Nathalie Heiberg-Harrison
Northern News Services
Published Friday, July 1, 2011

BEAUFORT DELTA - After meeting with residents in Inuvik, Sachs Harbour and Ulukhaktok, Parks Canada is ready to put together a new management plan for Aulavik National Park.

NNSL photo/graphic

The Nasogaluak cultural site, on the east bank of the Thomsen River in Aulavik National Park, is one of the many areas that will be affected by Parks Canada's new management plan for the park. - photo courtesy of Jean-Francois Bisaillon (Parks Canada)

On June 16, June 20 and June 22 residents who attended meeting on the issue were nearly unanimous in their demand to increase visitor traffic to the park, which is no small feat considering it sits on the northern tip of Banks Island, 250 km away from Sachs Harbour and is inaccessible by road.
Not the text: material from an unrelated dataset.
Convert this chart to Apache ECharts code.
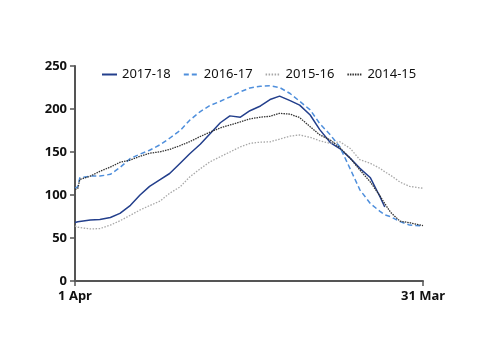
<!DOCTYPE html>
<html>
<head>
<meta charset="utf-8">
<script src="https://cdn.jsdelivr.net/npm/echarts@6/dist/echarts.min.js"></script>
<style>
    html, body { margin: 0; padding: 0; background: #fff; }
    #myChart { width: 500px; height: 354px; }
</style>
</head>
<body>
<div id="myChart"></div>
<script>
// day of the season (0 = 1 Apr, 364 = 31 Mar)
var days = [0, 3, 5, 16, 26, 37, 47, 58, 68, 78, 89, 99, 110, 120, 131, 141, 152, 162, 173, 183,
    194, 204, 214, 225, 235, 246, 256, 267, 277, 288, 298, 309, 319, 324, 330, 340, 350, 364];

var s2017 = [68, 69, 69.5, 70.9, 71.5, 73.8, 78.7, 88, 100, 110, 118, 125, 137, 148, 159, 171, 184, 192, 190.5, 198,
    203.5, 211, 215, 209.7, 204.5, 193, 176, 161, 154, 142.6, 131, 120, 98, 86, null, null, null, null];
var s2016 = [107.8, 109.7, 120, 122, 122, 124, 132, 142.6, 147.5, 152, 158.5, 166, 175, 187, 197, 204, 209, 214, 220, 224.5,
    226.5, 227, 225, 218, 209, 199, 183, 170, 156, 130, 106, 90, 81, 77, 74.8, 69, 65, 64];
var s2015 = [64, 62.5, 62, 60.5, 61, 65, 70, 76.5, 82.6, 87.6, 93, 102, 109.5, 121, 130.5, 138.5, 144.5, 150, 156, 160,
    161.5, 161.8, 165, 168.5, 169.8, 167, 163, 160, 162, 154, 141, 136.8, 131, 127, 123, 115, 110, 107.8];
var s2014 = [106.6, 107.8, 118, 122, 127.5, 132.5, 138, 140.7, 145, 148.6, 150.2, 153, 157.5, 162, 168, 173, 178, 181.4, 185, 188.5,
    190.5, 191.5, 195, 194, 190, 179.4, 170, 164, 155, 142.6, 129, 115, 99, 90, 80, 69.5, 67.8, 64.3];

var xTickLabels = ['1 Apr', '31 Mar'];
var yTicks = [0, 50, 100, 150, 200, 250];

function pairs(vals) {
    return days.map(function (d, i) { return [d, vals[i]]; });
}

var myChart = echarts.init(document.getElementById('myChart'));
var axisColor = '#555555';
var font = 'Noto Sans';

myChart.setOption({
    animation: false,
    grid: { left: 75, right: 77, top: 66, bottom: 73 },
    legend: {
        left: 96,
        top: 63,
        itemWidth: 15,
        itemHeight: 10,
        itemGap: 12,
        itemStyle: { opacity: 0 },
        textStyle: { color: '#111', fontSize: 13, fontFamily: font },
        data: ['2017-18', '2016-17', '2015-16', '2014-15']
    },
    xAxis: {
        type: 'value',
        min: 0,
        max: 364,
        interval: 364,
        axisLine: { show: true, lineStyle: { color: axisColor, width: 2 } },
        axisTick: { show: true, length: 5, lineStyle: { color: axisColor, width: 1.5 } },
        splitLine: { show: false },
        axisLabel: {
            margin: 9,
            color: '#111',
            fontSize: 13,
            fontWeight: 'bold',
            fontFamily: font,
            formatter: function (v) { return v === 0 ? xTickLabels[0] : xTickLabels[1]; }
        }
    },
    yAxis: {
        type: 'value',
        min: yTicks[0],
        max: yTicks[yTicks.length - 1],
        interval: 50,
        axisLine: { show: true, lineStyle: { color: axisColor, width: 2 } },
        axisTick: { show: true, length: 5, lineStyle: { color: axisColor, width: 1.5 } },
        splitLine: { show: false },
        axisLabel: { margin: 8, color: '#111', fontSize: 13, fontWeight: 'bold', fontFamily: font }
    },
    series: [
        {
            name: '2017-18', type: 'line', symbol: 'none', data: pairs(s2017),
            lineStyle: { color: '#233f8c', width: 1.5 }, itemStyle: { color: '#233f8c' }
        },
        {
            name: '2016-17', type: 'line', symbol: 'none', data: pairs(s2016),
            lineStyle: { color: '#4f8fdc', width: 1.5, type: [5, 3] }, itemStyle: { color: '#4f8fdc' }
        },
        {
            name: '2015-16', type: 'line', symbol: 'none', data: pairs(s2015),
            lineStyle: { color: '#a8a8a8', width: 1.3, type: [1.5, 1.5] }, itemStyle: { color: '#a8a8a8' }
        },
        {
            name: '2014-15', type: 'line', symbol: 'none', data: pairs(s2014),
            lineStyle: { color: '#333333', width: 1.3, type: [1.5, 1] }, itemStyle: { color: '#333333' }
        }
    ]
});
</script>
</body>
</html>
"We are talking about trying to make a change," Kevin Lunn, a management planner with Parks Canada, told residents at the meeting in Inuvik last month.
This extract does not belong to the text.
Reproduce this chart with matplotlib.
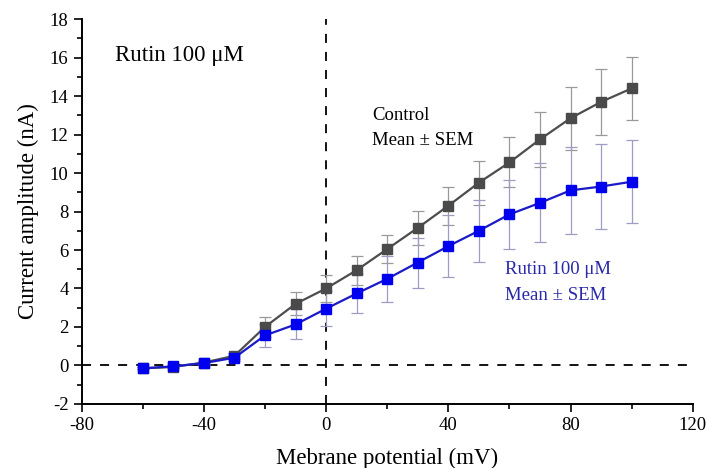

Currently, the park receives no more than 20 visitors per year. The visitors, most often researchers, hikers and paddlers, have to charter a flight to get in.

"The challenge, really, is is that it's a remote park," Lunn said.
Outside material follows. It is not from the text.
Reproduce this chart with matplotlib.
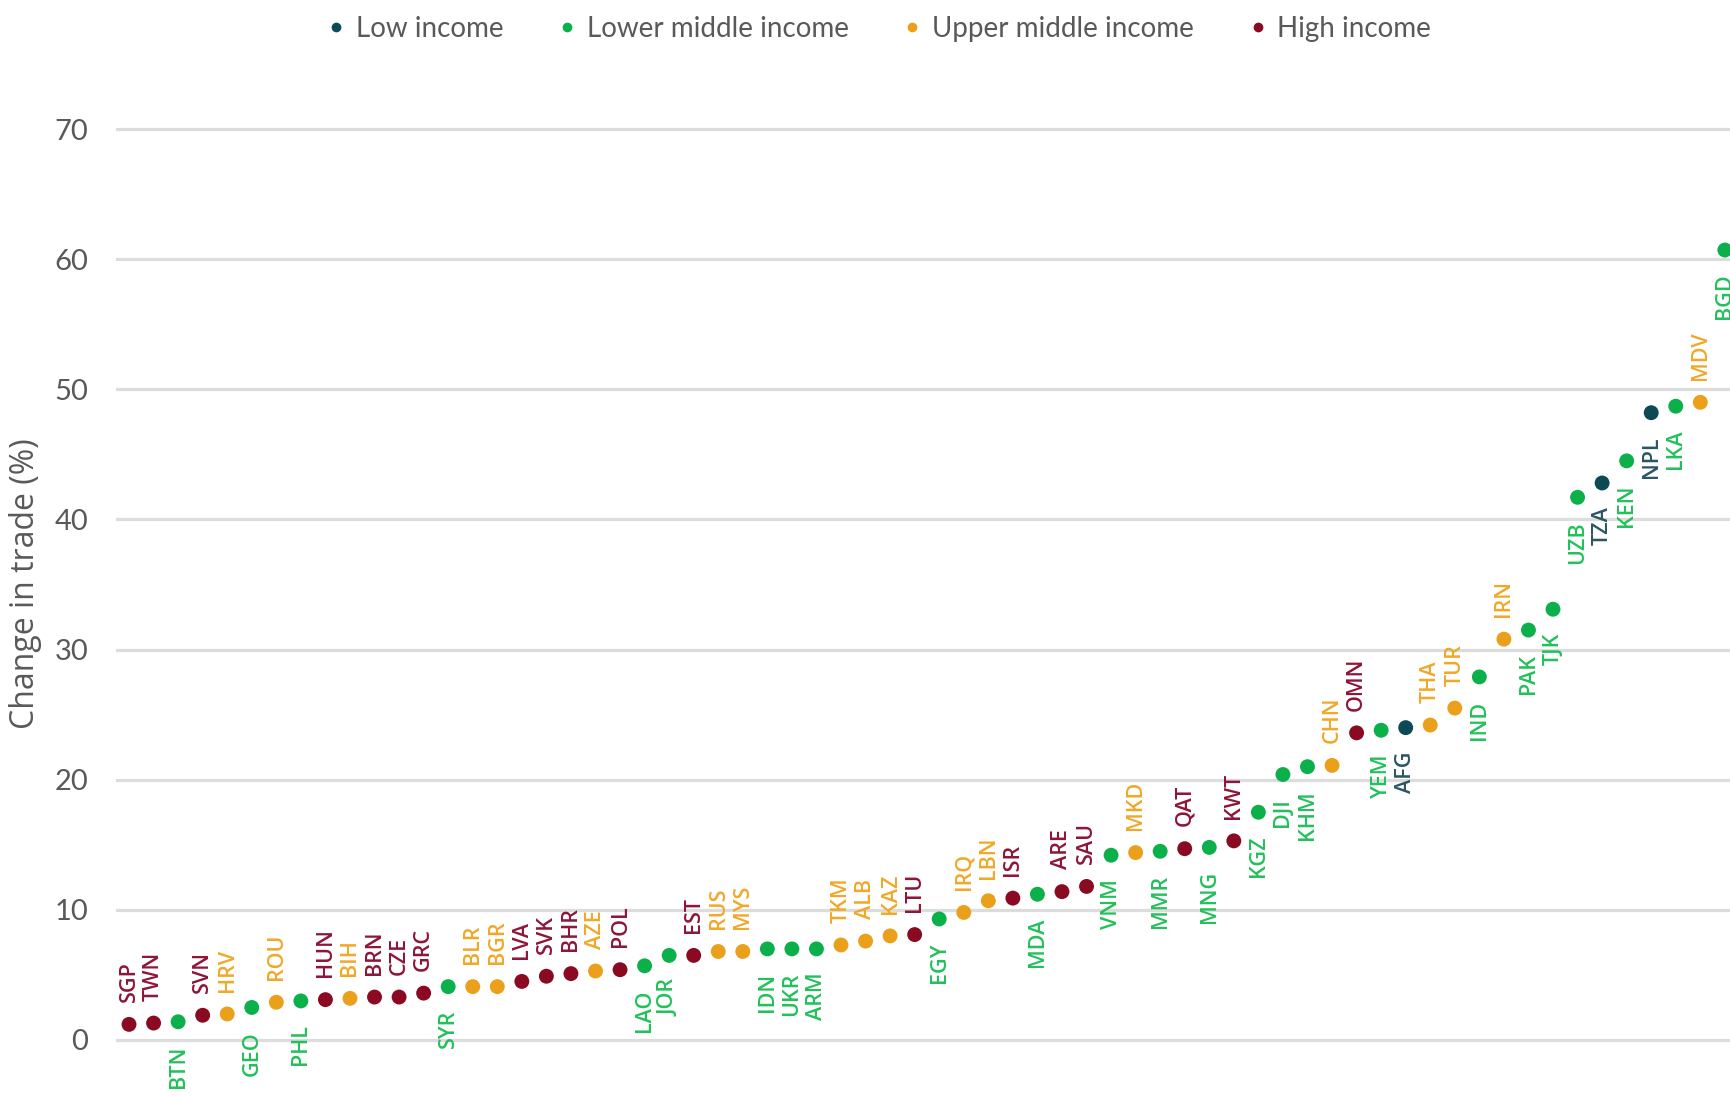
import matplotlib
matplotlib.use("Agg")
import matplotlib.pyplot as plt
from matplotlib.lines import Line2D
import numpy as np

countries = ["SGP", "TWN", "BTN", "SVN", "HRV", "GEO", "ROU", "PHL", "HUN", "BIH",
             "BRN", "CZE", "GRC", "SYR", "BLR", "BGR", "LVA", "SVK", "BHR", "AZE",
             "POL", "LAO", "JOR", "EST", "RUS", "MYS", "IDN", "UKR", "ARM", "TKM",
             "ALB", "KAZ", "LTU", "EGY", "IRQ", "LBN", "ISR", "MDA", "ARE", "SAU",
             "VNM", "MKD", "MMR", "QAT", "MNG", "KWT", "KGZ", "DJI", "KHM", "CHN",
             "OMN", "YEM", "AFG", "THA", "TUR", "IND", "IRN", "PAK", "TJK", "UZB",
             "TZA", "KEN", "NPL", "LKA", "MDV", "BGD"]
change = [1.2, 1.3, 1.4, 1.9, 2.0, 2.5, 2.9, 3.0, 3.1, 3.2,
          3.3, 3.3, 3.6, 4.1, 4.1, 4.1, 4.5, 4.9, 5.1, 5.3,
          5.4, 5.7, 6.5, 6.5, 6.8, 6.8, 7.0, 7.0, 7.0, 7.3,
          7.6, 8.0, 8.1, 9.3, 9.8, 10.7, 10.9, 11.2, 11.4, 11.8,
          14.2, 14.4, 14.5, 14.7, 14.8, 15.3, 17.5, 20.4, 21.0, 21.1,
          23.6, 23.8, 24.0, 24.2, 25.5, 27.9, 30.8, 31.5, 33.1, 41.7,
          42.8, 44.5, 48.2, 48.7, 49.0, 60.7]
# L = low, LM = lower middle, UM = upper middle, H = high income
group = ["H", "H", "LM", "H", "UM", "LM", "UM", "LM", "H", "UM",
         "H", "H", "H", "LM", "UM", "UM", "H", "H", "H", "UM",
         "H", "LM", "LM", "H", "UM", "UM", "LM", "LM", "LM", "UM",
         "UM", "UM", "H", "LM", "UM", "UM", "H", "LM", "H", "H",
         "LM", "UM", "LM", "H", "LM", "H", "LM", "LM", "LM", "UM",
         "H", "LM", "L", "UM", "UM", "LM", "UM", "LM", "LM", "LM",
         "L", "LM", "L", "LM", "UM", "LM"]

group_names = {"L": "Low income", "LM": "Lower middle income",
               "UM": "Upper middle income", "H": "High income"}
dot_colors = {"L": "#0d4a55", "LM": "#0cb04a", "UM": "#eba01c", "H": "#8a0a22"}
text_colors = {"L": "#2b5565", "LM": "#22c05a", "UM": "#f0a828", "H": "#8e1638"}
grey = "#595959"

fig = plt.figure(figsize=(17.31, 10.97), dpi=100)
ax = fig.add_axes([116 / 1731, 1 - 1046.5 / 1097, 1 - 116 / 1731, (1046.5 - 122.5) / 1097])

x = np.arange(len(countries))
ax.scatter(x, change, s=115, c=[dot_colors[g] for g in group], zorder=3, linewidths=0)

for xi, yi, name, g in zip(x, change, countries, group):
    below = g in ("L", "LM")
    ax.annotate(name, (xi, yi), xytext=(0, -17 if below else 16), textcoords="offset points",
                rotation=90, ha="center", va="top" if below else "bottom",
                fontsize=15.5, fontweight="semibold", family="Open Sans",
                color=text_colors[g], annotation_clip=False)

ax.set_xlim(-0.53, 65.25)
ax.set_ylim(-0.5, 70.5)
ax.set_yticks(np.arange(0, 71, 10))
ax.set_xticks([])
ax.yaxis.grid(True, color="#dcdcdc", linewidth=2.3)
ax.set_axisbelow(True)
for s in ax.spines.values():
    s.set_visible(False)
ax.tick_params(axis="y", length=0, pad=20, labelsize=21, labelcolor=grey)
for lab in ax.get_yticklabels():
    lab.set_family("Lato")

fig.text(0.015, 0.4676, "Change in trade (%)", rotation=90, ha="center", va="center",
         fontsize=23, color=grey, family="Open Sans")

handles = [Line2D([], [], marker="o", linestyle="", markersize=7,
                  markerfacecolor=dot_colors[k], markeredgewidth=0, label=group_names[k])
           for k in ["L", "LM", "UM", "H"]]
fig.legend(handles=handles, loc="center", bbox_to_anchor=(0.508, 0.974), ncol=4,
           frameon=False, handlelength=0.6, handletextpad=0.4, columnspacing=2.0,
           prop={"family": "Lato", "size": 20}, labelcolor=grey)

fig.savefig("out.png", dpi=100)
The 12,000 sq. km park doesn't have any facilities, campgrounds or developed trails, making it a "bucket list" destination for adventurers, albeit an expensive one.

The current draft management plan Parks Canada presented at the meetings has four main points: maintain and enhance visitor opportunities, keep Aulavik healthy and enduring, engage Inuvialuit settlement region communities and bring Canadians closer to Canada's Northern heritage.

Although the meeting in Inuvik only attracted five people, 19 residents attended the meeting in Sachs Harbour and 30 showed up for the meeting in Ulukhaktok.

In Sachs Harbour, residents expressed interest in developing youth camps in the national park to give children and teens more experience on the land and, perhaps, train them for future jobs assisting and monitoring researchers there.

In Inuvik, Parks Canada planners also hinted at the possibility of enticing cruise ships to visit the area, although they're still at the stage of putting out feelers to the cruise ship industry to see what kind of partnerships are possible.

Lunn said the final five-year management plan should be complete by August, and then has to be tabled in Ottawa by Jim Prentice, the federal minister responsible for Parks Canada.

Aulavik, which means "The place where people travel" in Inuvialuktun, is comprised of river valleys, desert, high Arctic sea coast, 350-million-year-old rock formations, a bird sanctuary and the world's largest muskox population. It is open for subsistence usage to the Inuvialuit.

Feedback on the proposed management plan can be sent to Parks Canada until July 11.